Written request:
Pull out every line containing the string "with".

Supplied records:
★ ★ ★ ★

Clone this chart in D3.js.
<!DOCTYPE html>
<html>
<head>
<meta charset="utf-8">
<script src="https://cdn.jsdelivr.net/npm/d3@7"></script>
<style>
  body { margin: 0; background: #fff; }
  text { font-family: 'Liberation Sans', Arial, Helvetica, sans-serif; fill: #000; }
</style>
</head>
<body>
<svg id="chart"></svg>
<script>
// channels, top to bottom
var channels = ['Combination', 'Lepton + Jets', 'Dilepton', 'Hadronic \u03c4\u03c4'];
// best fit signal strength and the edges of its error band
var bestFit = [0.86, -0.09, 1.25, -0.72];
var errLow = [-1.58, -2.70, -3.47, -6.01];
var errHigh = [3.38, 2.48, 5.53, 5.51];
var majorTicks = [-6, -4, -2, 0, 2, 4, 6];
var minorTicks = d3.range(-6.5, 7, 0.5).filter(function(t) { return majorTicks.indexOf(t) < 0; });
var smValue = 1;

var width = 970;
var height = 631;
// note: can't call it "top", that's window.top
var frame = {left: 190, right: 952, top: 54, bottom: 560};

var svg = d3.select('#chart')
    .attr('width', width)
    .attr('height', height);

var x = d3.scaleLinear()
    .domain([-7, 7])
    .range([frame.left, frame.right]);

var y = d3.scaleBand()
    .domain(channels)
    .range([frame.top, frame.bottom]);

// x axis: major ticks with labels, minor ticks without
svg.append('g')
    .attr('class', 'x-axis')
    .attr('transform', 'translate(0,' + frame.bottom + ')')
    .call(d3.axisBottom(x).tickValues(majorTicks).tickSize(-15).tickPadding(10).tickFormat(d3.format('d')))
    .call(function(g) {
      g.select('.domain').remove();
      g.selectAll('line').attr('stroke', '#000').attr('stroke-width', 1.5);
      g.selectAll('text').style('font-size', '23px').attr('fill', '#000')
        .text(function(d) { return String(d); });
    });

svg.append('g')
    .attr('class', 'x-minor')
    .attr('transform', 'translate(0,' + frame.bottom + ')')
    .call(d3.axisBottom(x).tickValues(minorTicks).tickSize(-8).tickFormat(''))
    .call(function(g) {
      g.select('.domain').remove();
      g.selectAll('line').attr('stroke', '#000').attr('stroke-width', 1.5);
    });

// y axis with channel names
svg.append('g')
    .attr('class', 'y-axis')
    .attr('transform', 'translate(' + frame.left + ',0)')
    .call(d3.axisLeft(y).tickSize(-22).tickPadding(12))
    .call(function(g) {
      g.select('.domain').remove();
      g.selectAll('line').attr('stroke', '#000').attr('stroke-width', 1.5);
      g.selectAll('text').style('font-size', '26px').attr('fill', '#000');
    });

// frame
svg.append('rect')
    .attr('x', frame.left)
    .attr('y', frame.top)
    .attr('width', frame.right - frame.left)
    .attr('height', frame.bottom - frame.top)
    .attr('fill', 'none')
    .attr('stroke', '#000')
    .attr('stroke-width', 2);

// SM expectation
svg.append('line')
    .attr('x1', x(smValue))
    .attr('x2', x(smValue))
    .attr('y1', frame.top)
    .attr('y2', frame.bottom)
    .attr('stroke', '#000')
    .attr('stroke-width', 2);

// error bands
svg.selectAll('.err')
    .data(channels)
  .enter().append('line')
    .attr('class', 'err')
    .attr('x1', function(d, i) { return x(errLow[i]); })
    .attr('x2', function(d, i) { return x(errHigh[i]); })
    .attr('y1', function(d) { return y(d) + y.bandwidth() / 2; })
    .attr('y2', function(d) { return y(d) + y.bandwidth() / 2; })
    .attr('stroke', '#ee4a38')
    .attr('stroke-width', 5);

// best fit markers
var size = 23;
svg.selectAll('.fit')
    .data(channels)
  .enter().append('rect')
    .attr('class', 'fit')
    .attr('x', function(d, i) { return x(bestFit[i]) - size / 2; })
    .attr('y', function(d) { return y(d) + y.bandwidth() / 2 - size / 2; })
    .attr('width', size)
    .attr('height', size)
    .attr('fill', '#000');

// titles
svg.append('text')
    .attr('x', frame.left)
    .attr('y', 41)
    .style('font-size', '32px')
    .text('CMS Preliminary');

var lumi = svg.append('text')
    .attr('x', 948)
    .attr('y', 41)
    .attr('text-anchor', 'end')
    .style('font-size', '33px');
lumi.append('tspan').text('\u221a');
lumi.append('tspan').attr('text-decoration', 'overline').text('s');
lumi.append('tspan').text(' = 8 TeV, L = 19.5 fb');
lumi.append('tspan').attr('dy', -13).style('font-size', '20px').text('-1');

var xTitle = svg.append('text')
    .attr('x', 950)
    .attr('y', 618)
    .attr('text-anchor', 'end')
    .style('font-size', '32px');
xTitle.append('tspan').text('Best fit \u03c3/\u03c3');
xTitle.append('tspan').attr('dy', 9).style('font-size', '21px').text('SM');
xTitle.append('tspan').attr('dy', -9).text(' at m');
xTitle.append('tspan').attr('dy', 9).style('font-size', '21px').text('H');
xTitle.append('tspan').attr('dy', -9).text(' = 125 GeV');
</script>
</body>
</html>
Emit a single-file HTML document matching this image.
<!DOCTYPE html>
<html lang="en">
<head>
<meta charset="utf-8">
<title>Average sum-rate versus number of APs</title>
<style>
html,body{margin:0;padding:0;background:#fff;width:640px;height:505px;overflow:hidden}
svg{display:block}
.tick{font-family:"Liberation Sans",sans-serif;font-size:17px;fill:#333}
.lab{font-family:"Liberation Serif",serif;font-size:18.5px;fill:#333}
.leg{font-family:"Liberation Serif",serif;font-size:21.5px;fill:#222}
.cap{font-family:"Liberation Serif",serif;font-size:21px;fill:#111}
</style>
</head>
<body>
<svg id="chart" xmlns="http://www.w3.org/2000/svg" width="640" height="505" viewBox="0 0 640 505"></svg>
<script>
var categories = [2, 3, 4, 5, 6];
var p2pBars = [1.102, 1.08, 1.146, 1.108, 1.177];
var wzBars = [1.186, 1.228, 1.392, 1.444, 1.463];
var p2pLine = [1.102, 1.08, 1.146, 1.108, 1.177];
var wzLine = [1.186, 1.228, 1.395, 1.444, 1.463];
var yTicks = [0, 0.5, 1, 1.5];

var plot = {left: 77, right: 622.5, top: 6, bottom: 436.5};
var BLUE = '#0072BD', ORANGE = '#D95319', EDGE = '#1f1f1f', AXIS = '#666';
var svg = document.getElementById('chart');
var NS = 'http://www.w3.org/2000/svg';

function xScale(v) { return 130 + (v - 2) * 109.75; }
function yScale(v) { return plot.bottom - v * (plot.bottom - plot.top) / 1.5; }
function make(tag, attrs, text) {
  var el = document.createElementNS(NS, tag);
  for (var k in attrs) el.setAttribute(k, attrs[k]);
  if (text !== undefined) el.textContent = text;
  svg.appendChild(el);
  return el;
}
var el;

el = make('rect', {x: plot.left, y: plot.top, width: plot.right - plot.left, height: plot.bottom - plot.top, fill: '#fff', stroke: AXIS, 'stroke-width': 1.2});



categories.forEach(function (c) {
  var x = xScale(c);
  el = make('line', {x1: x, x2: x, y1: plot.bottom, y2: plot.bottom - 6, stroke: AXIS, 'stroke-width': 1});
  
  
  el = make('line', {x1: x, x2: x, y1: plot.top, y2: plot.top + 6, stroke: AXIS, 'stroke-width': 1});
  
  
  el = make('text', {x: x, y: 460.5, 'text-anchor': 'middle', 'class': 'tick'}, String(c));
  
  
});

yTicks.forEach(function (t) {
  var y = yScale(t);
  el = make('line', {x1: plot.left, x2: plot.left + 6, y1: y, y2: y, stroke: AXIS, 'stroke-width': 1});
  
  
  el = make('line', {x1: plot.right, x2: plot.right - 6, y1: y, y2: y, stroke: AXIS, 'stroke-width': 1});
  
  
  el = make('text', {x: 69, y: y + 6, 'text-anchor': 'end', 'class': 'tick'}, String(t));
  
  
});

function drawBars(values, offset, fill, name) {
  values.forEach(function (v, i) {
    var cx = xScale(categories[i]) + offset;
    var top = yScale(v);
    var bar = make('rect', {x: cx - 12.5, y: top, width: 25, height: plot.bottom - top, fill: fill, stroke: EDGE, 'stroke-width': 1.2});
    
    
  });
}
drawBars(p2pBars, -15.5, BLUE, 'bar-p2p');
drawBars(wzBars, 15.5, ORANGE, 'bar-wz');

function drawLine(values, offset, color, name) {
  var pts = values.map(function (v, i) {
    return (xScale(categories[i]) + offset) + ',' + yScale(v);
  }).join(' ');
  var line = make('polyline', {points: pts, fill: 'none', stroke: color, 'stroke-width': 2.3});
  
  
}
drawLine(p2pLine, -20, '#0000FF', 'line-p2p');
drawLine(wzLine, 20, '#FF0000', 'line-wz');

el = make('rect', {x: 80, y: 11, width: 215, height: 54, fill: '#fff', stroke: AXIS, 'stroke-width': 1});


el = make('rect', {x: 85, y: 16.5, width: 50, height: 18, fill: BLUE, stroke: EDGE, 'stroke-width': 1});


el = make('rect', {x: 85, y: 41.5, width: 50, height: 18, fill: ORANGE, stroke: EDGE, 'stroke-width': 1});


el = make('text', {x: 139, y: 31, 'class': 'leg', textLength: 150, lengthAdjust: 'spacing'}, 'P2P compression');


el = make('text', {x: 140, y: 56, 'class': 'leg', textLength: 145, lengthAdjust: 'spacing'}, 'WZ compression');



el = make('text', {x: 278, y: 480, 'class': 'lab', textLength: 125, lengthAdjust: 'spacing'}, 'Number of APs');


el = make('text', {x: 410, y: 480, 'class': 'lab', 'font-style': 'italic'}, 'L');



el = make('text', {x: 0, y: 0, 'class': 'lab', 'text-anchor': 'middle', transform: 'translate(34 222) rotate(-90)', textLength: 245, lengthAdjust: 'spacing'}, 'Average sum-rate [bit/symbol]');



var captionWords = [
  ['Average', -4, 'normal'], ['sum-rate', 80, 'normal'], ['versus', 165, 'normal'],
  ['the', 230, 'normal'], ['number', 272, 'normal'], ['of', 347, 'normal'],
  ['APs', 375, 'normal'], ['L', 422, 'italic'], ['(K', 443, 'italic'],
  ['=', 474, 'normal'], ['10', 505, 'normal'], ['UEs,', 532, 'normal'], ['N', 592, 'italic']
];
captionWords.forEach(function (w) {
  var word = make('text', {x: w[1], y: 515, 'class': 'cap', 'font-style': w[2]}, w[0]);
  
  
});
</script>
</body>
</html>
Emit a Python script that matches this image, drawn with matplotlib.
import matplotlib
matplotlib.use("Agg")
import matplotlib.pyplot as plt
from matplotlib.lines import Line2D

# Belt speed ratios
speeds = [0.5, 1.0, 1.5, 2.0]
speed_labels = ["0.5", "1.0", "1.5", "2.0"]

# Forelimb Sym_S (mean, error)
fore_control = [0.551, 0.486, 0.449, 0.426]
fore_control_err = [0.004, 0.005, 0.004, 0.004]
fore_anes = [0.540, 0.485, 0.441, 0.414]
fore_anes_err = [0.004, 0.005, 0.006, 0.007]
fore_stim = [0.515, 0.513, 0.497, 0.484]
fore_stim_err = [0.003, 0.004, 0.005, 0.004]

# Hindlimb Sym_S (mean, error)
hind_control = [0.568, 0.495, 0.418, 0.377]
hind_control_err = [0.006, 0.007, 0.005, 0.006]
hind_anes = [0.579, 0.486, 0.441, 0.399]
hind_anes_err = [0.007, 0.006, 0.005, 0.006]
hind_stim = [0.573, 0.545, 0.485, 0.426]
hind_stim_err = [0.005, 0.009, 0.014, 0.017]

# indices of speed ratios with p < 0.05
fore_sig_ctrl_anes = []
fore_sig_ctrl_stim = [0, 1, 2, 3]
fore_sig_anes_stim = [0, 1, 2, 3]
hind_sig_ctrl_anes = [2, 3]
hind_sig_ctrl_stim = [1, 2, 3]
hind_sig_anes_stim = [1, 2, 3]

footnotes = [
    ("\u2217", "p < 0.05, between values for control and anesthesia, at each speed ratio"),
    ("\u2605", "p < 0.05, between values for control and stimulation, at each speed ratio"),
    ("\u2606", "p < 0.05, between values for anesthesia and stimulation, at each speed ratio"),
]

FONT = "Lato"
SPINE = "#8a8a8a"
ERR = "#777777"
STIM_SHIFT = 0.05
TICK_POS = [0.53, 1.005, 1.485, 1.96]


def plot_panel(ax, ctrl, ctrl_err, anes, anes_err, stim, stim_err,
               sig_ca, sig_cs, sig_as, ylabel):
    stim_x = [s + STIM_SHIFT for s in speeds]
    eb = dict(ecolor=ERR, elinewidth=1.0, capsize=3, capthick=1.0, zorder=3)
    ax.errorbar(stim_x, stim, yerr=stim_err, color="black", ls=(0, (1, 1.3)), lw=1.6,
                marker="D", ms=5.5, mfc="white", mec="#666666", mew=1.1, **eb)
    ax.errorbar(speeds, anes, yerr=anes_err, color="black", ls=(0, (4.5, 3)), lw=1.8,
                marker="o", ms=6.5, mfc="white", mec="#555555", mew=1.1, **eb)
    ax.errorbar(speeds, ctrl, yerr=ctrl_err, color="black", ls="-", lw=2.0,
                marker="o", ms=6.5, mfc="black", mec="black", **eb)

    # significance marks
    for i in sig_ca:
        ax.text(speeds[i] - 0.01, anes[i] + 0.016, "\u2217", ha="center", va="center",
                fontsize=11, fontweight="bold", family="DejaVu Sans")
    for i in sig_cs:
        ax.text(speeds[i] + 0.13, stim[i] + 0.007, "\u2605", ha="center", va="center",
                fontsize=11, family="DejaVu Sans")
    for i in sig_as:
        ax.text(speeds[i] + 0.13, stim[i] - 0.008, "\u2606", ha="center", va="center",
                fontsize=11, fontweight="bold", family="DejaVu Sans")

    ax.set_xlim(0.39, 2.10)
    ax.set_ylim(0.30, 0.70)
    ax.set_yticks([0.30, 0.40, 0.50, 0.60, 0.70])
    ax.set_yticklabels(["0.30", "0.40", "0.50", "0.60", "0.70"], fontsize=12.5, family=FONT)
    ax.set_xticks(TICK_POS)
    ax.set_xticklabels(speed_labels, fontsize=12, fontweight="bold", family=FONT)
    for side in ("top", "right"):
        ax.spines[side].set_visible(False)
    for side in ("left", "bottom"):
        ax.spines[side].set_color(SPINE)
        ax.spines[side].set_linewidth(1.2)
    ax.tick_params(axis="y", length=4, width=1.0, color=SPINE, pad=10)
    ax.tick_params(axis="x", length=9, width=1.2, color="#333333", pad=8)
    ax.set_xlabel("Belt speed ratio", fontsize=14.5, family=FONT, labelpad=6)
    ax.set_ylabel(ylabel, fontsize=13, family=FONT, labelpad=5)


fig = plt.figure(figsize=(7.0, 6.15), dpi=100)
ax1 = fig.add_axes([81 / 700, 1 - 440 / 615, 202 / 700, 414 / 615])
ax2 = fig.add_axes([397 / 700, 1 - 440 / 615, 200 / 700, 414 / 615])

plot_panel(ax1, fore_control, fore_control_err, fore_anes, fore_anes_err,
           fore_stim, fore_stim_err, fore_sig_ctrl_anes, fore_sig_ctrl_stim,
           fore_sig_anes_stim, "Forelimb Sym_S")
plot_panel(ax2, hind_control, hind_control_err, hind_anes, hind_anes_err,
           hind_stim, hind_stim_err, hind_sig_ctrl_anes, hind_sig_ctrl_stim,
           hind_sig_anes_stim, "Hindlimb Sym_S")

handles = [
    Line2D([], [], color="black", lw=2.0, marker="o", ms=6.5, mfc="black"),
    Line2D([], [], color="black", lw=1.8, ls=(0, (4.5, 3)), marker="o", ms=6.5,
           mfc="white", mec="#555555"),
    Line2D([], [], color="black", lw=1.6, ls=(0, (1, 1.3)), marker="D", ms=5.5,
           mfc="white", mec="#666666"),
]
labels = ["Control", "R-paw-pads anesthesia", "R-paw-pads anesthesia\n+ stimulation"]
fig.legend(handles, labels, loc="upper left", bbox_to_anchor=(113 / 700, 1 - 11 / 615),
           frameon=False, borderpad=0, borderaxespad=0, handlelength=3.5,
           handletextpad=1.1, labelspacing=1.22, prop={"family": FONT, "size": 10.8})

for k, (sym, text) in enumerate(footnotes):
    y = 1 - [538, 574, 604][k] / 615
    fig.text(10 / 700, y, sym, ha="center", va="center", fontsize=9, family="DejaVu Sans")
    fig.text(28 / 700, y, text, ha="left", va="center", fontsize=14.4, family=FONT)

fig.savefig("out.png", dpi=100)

★ ★ ★ ★

Full output:
// x axis: major ticks with labels, minor ticks without
// y axis with channel names
Emit a Python script that matches this image, drawn with matplotlib.
# indices of speed ratios with p < 0.05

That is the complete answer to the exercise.